**The input:**
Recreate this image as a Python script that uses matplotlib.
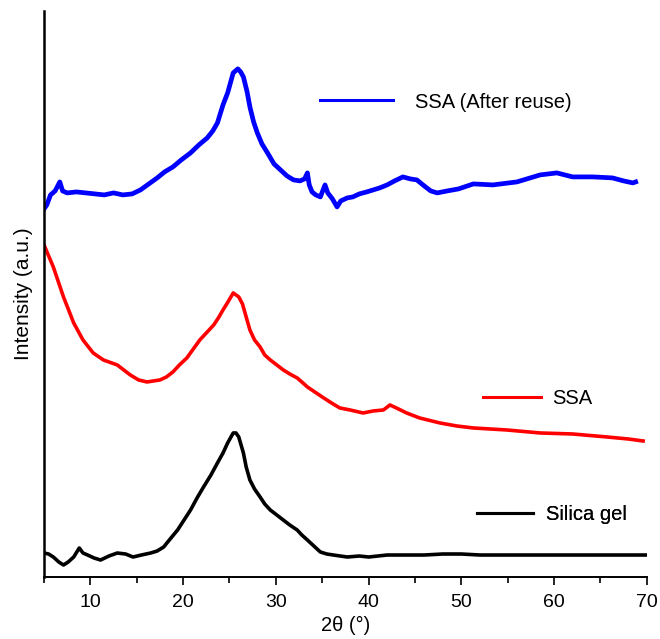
import matplotlib
matplotlib.use("Agg")
import matplotlib.pyplot as plt
from matplotlib.lines import Line2D
from matplotlib.ticker import MultipleLocator

plt.rcParams['font.family'] = ['Liberation Sans', 'DejaVu Sans']

# values (2theta in degrees, intensity in arbitrary units)
reuse_x = [5.0, 5.3, 5.7, 6.2, 6.7, 7.0, 7.5, 8.5, 9.5, 10.5, 11.5, 12.5, 13.5, 14.5,
           15.4, 16.3, 17.2, 18.0, 18.9, 19.8, 20.8, 21.7, 22.6, 23.2, 23.7, 24.3, 24.8,
           25.4, 25.9, 26.2, 26.5, 26.9, 27.2, 27.6, 28.0, 28.5, 29.1, 29.8, 30.5, 31.2,
           31.9, 32.6, 33.1, 33.4, 33.6, 33.9, 34.3, 34.8, 35.3, 35.6, 36.1, 36.6, 37.0,
           37.7, 38.3, 39.0, 39.8, 40.5, 41.2, 42.0, 42.8, 43.7, 44.5, 45.2, 46.0, 46.7,
           47.4, 48.5, 49.7, 51.3, 53.4, 56.0, 58.5, 60.3, 62.0, 64.2, 66.3, 67.5, 68.5, 68.8]
reuse_y = [368, 372, 382, 386, 395, 386, 384, 385, 384, 383, 382, 384, 382, 383,
           387, 393, 399, 405, 410, 417, 424, 432, 439, 446, 454, 472, 484,
           504, 508, 505, 500, 485, 470, 455, 444, 433, 424, 413, 407, 401,
           397, 396, 398, 404, 392, 385, 382, 380, 392, 384, 378, 370, 376,
           379, 380, 383, 385, 387, 389, 392, 396, 400, 398, 397, 391, 386,
           384, 386, 388, 393, 392, 395, 402, 404, 400, 400, 399, 396, 394, 395]

ssa_x = [5.0, 6.0, 7.1, 8.2, 9.2, 10.3, 11.4, 12.9, 14.3, 15.2, 16.1, 16.8, 17.5, 18.2,
         18.9, 19.6, 20.4, 21.1, 21.8, 22.5, 23.3, 23.8, 24.3, 24.9, 25.4, 25.7, 26.0,
         26.4, 26.8, 27.2, 27.7, 28.3, 28.8, 29.4, 30.1, 30.8, 31.5, 32.3, 32.8, 33.4,
         34.2, 35.0, 36.0, 36.9, 38.0, 39.4, 40.5, 41.6, 42.3, 43.0, 44.1, 45.5, 47.7,
         49.5, 51.3, 54.9, 58.5, 62.0, 65.7, 68.0, 69.6]
ssa_y = [332, 310, 280, 254, 237, 224, 217, 212, 202, 197, 195, 196, 197, 200,
         205, 212, 219, 228, 237, 244, 252, 259, 267, 276, 284, 282, 280,
         273, 260, 247, 237, 230, 222, 217, 212, 207, 203, 199, 195, 190,
         185, 180, 174, 169, 167, 164, 166, 167, 172, 169, 164, 159, 154,
         151, 149, 147, 144, 143, 140, 138, 136]

gel_x = [5.0, 5.5, 6.0, 6.6, 7.1, 7.6, 8.2, 8.8, 9.2, 9.7, 10.4, 11.1, 12.0, 12.9,
         13.8, 14.6, 15.5, 16.5, 17.2, 17.9, 18.6, 19.4, 20.1, 20.8, 21.5, 22.2, 23.0,
         23.7, 24.3, 24.8, 25.4, 25.7, 26.0, 26.5, 26.8, 27.2, 27.7, 28.3, 28.8, 29.4,
         30.1, 30.8, 31.5, 32.3, 32.8, 33.4, 34.1, 34.8, 35.5, 36.2, 37.7, 39.0, 40.0,
         41.0, 42.0, 44.0, 46.0, 48.0, 50.0, 52.0, 54.0, 56.0, 58.0, 60.0, 62.0, 64.0,
         66.0, 68.0, 70.0]
gel_y = [24, 23, 20, 15, 12, 15, 20, 29, 24, 22, 19, 17, 21, 24,
         23, 20, 22, 24, 26, 30, 38, 47, 57, 67, 79, 90, 102,
         114, 124, 134, 144, 144, 140, 124, 110, 97, 88, 80, 73, 67,
         62, 57, 52, 47, 42, 37, 31, 25, 23, 22, 20, 21, 20,
         21, 22, 22, 22, 23, 23, 22, 22, 22, 22, 22, 22, 22,
         22, 22, 22]

fig = plt.figure(figsize=(6.6, 6.39), dpi=100)
ax = fig.add_axes([0.0667, 0.097, 0.9133, 0.886])

ax.plot(reuse_x, reuse_y, color="#0000ff", lw=3.4)
ax.plot(ssa_x, ssa_y, color="#ff0000", lw=2.6)
ax.plot(gel_x, gel_y, color="black", lw=2.6)

ax.set_xlim(5, 70)
ax.set_ylim(0, 566)
ax.spines['top'].set_visible(False)
ax.spines['right'].set_visible(False)
ax.spines['left'].set_linewidth(1.8)
ax.spines['bottom'].set_linewidth(1.4)
ax.set_yticks([])
ax.xaxis.set_major_locator(MultipleLocator(10))
ax.xaxis.set_minor_locator(MultipleLocator(5))
ax.tick_params(axis='x', which='major', length=6, width=1.2, labelsize=14, pad=6)
ax.tick_params(axis='x', which='minor', length=4, width=1.2)

ax.set_xlabel("2θ (°)", fontsize=14.5, labelpad=4)
ax.set_ylabel("Intensity (a.u.)", fontsize=15, labelpad=8)

labels = [("SSA (After reuse)", "#0000ff", (0.458, 0.839), 3.6, 1.1),
          ("SSA", "#ff0000", (0.728, 0.316), 2.9, 0.55),
          ("Silica gel", "black", (0.718, 0.111), 2.8, 0.65)]
for text, col, anchor, hl, pad in labels:
    leg = ax.legend([Line2D([], [], color=col, lw=2.2)], [text], loc="center left",
                    bbox_to_anchor=anchor, frameon=False, fontsize=14.5,
                    handlelength=hl, handletextpad=pad, borderpad=0, borderaxespad=0)
    ax.add_artist(leg)

plt.savefig("out.png", dpi=100)
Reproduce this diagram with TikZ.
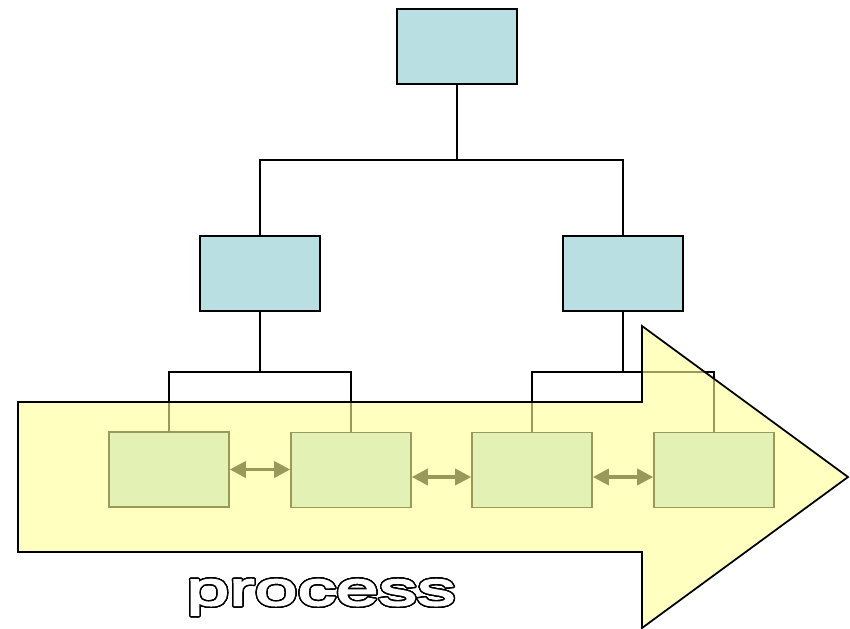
\documentclass[tikz,border=0pt]{standalone}
\usepackage{fontspec}
\usepackage{xcolor}
\usepackage{tikz}
\usepackage{contour}
\usetikzlibrary{arrows.meta}
\newfontfamily\widefont[FakeStretch=1.62,FakeBold=4]{Liberation Sans}
\definecolor{BoxBlue}{HTML}{B9DFE3}
\definecolor{FlowYellow}{HTML}{FFFF96}
\contourlength{0.8pt}
\contournumber{32}

\begin{document}
\begin{tikzpicture}[x=0.2mm, y=-0.2mm]%
\tikzset{unit/.style={draw, line width=0.9pt, fill=BoxBlue, minimum width=2.4cm, minimum height=1.5cm, inner sep=0pt},
  link/.style={line width=1pt},
  swap/.style={line width=2pt, {Triangle[length=3.2mm,width=3.2mm]}-{Triangle[length=3.2mm,width=3.2mm]}}}%
\useasboundingbox (0,0) rectangle (850,629);%
% org part
\node[unit] (top) at (457, 46.5) {};%
\node[unit] (ml) at (260, 273.5) {};%
\node[unit] (mr) at (623, 273.5) {};%
\node[unit] (b1) at (169, 469.5) {};%
\node[unit] (b2) at (351, 470) {};%
\node[unit] (b3) at (532, 470) {};%
\node[unit] (b4) at (714, 470) {};%
\draw[link] (top.south) -- ++(0,75) -| (ml.north);%
\draw[link] (top.south) -- ++(0,75) -| (mr.north);%
\draw[link] (ml.south) -- ++(0,60) -| (b1.north);%
\draw[link] (ml.south) -- ++(0,60) -| (b2.north);%
\draw[link] (mr.south) -- ++(0,60) -| (b3.north);%
\draw[link] (mr.south) -- ++(0,60) -| (b4.north);%
\draw[swap] (b1.east) -- (b1.east -| b2.west);%
\draw[swap] ([yshift=-1.4mm]b2.east) -- ([yshift=-1.4mm]b3.west);%
\draw[swap] ([yshift=-1.4mm]b3.east) -- ([yshift=-1.4mm]b4.west);%
% flow arrow
\draw[line width=1pt, fill=FlowYellow, fill opacity=0.6] (18,402) -- (642,402) -- (642,326) -- (848,477) -- (642,628) -- (642,552) -- (18,552) -- cycle;%
\node (label) at (321, 598) {\fontsize{27}{30}\widefont\contour{black}{\textcolor{white}{process}}};%
\end{tikzpicture}
\end{document}
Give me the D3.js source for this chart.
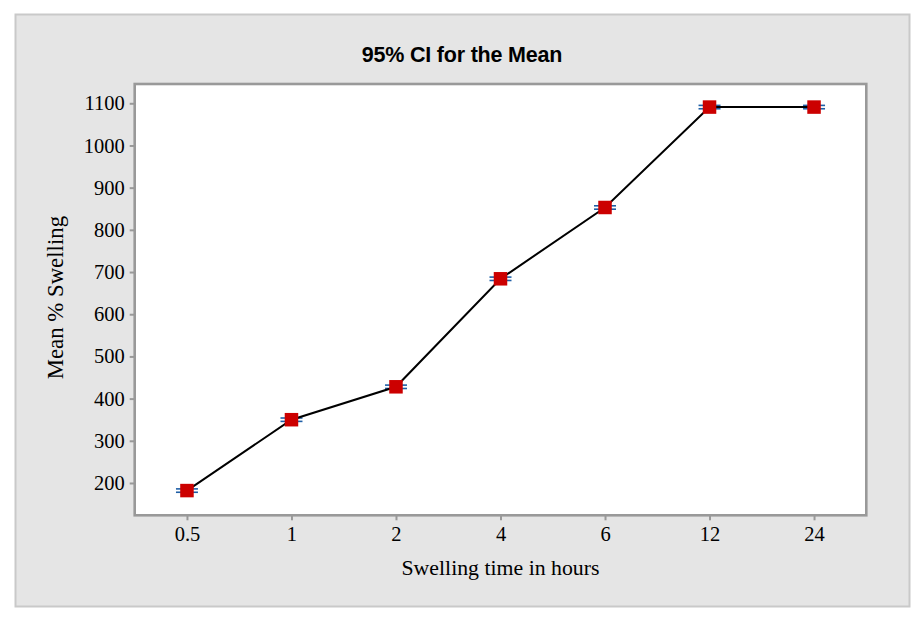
<!DOCTYPE html>
<html>
<head>
<meta charset="utf-8">
<script src="https://cdn.jsdelivr.net/npm/d3@7"></script>
<style>
  html, body { margin: 0; padding: 0; background: #ffffff; }
  svg { display: block; }
</style>
</head>
<body>
<svg id="chart" width="922" height="620"></svg>
<script>
const categories = ["0.5", "1", "2", "4", "6", "12", "24"];
const meanValues = [182, 350, 428, 684, 853, 1091, 1091];
const ciLower = [178, 346, 424, 680, 849, 1087, 1087];
const ciUpper = [186, 354, 432, 688, 857, 1095, 1095];
const yTicks = [200, 300, 400, 500, 600, 700, 800, 900, 1000, 1100];
const titleText = "95% CI for the Mean";
const xTitle = "Swelling time in hours";
const yTitle = "Mean % Swelling";

const svg = d3.select("#chart");

// outer panel
svg.append("rect")
  .attr("x", 15.5).attr("y", 14.5).attr("width", 894).attr("height", 592)
  .attr("fill", "#e5e5e5").attr("stroke", "#c9c9c9").attr("stroke-width", 2);

const plot = { left: 134.7, right: 866.3, top: 84, bottom: 515.3 };

const x = d3.scalePoint().domain(categories).range([plot.left, plot.right]).padding(0.5);
const y = d3.scaleLinear().domain([123.4, 1145.7]).range([plot.bottom, plot.top]);

// plot area
svg.append("rect")
  .attr("x", plot.left).attr("y", plot.top)
  .attr("width", plot.right - plot.left).attr("height", plot.bottom - plot.top)
  .attr("fill", "#ffffff");

// title
svg.append("text")
  .attr("x", 462).attr("y", 62)
  .attr("text-anchor", "middle")
  .attr("font-family", "Liberation Sans, Arial, sans-serif")
  .attr("font-size", 21.5)
  .attr("font-weight", "bold")
  .attr("letter-spacing", -0.2)
  .attr("fill", "#000")
  .text(titleText);

// axes
const yAxis = d3.axisLeft(y).tickValues(yTicks).tickSize(5).tickPadding(5).tickFormat(d3.format("d"));
const xAxis = d3.axisBottom(x).tickSize(5).tickPadding(6);

const gy = svg.append("g").attr("transform", `translate(${plot.left},0)`).call(yAxis);
const gx = svg.append("g").attr("transform", `translate(0,${plot.bottom})`).call(xAxis);

[gx, gy].forEach(g => {
  g.select(".domain").remove();
  g.selectAll(".tick line").attr("stroke", "#999").attr("stroke-width", 2);
  g.selectAll(".tick text")
    .attr("font-family", "Liberation Serif, Times New Roman, serif")
    .attr("font-size", 20.5)
    .attr("fill", "#000");
});
gx.selectAll(".tick text").attr("dy", "0.71em");

// plot border
svg.append("rect")
  .attr("x", plot.left).attr("y", plot.top)
  .attr("width", plot.right - plot.left).attr("height", plot.bottom - plot.top)
  .attr("fill", "none").attr("stroke", "#999999").attr("stroke-width", 2.6);

// axis titles
svg.append("text")
  .attr("x", (plot.left + plot.right) / 2).attr("y", 575)
  .attr("text-anchor", "middle")
  .attr("font-family", "Liberation Serif, Times New Roman, serif")
  .attr("font-size", 21.8)
  .attr("fill", "#000")
  .text(xTitle);

svg.append("text")
  .attr("transform", `translate(63,${(plot.top + plot.bottom) / 2 - 2}) rotate(-90)`)
  .attr("text-anchor", "middle")
  .attr("font-family", "Liberation Serif, Times New Roman, serif")
  .attr("font-size", 22.8)
  .attr("fill", "#000")
  .text(yTitle);

// data
const data = categories.map((c, i) => ({ c, m: meanValues[i], lo: ciLower[i], hi: ciUpper[i] }));

// CI caps
const capHalf = 11;
const ci = svg.append("g");
data.forEach(d => {
  [d.lo, d.hi].forEach(v => {
    ci.append("line")
      .attr("x1", x(d.c) - capHalf).attr("x2", x(d.c) + capHalf)
      .attr("y1", y(v)).attr("y2", y(v))
      .attr("stroke", "#1f5fa6").attr("stroke-width", 1.6);
  });
});

// connect line
svg.append("path")
  .datum(data)
  .attr("fill", "none").attr("stroke", "#000").attr("stroke-width", 2)
  .attr("d", d3.line().x(d => x(d.c)).y(d => y(d.m)));

// markers
const ms = 13.5;
svg.append("g").selectAll("rect").data(data).join("rect")
  .attr("x", d => x(d.c) - ms / 2).attr("y", d => y(d.m) - ms / 2)
  .attr("width", ms).attr("height", ms)
  .attr("fill", "#cc0000");
</script>
</body>
</html>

**Goal of the exercise:** In the records above, locate the lines holding the word "this". Copy each of them.

**Task response:**
Recreate this image as a Python script that uses matplotlib.
Reproduce this diagram with TikZ.
Give me the D3.js source for this chart.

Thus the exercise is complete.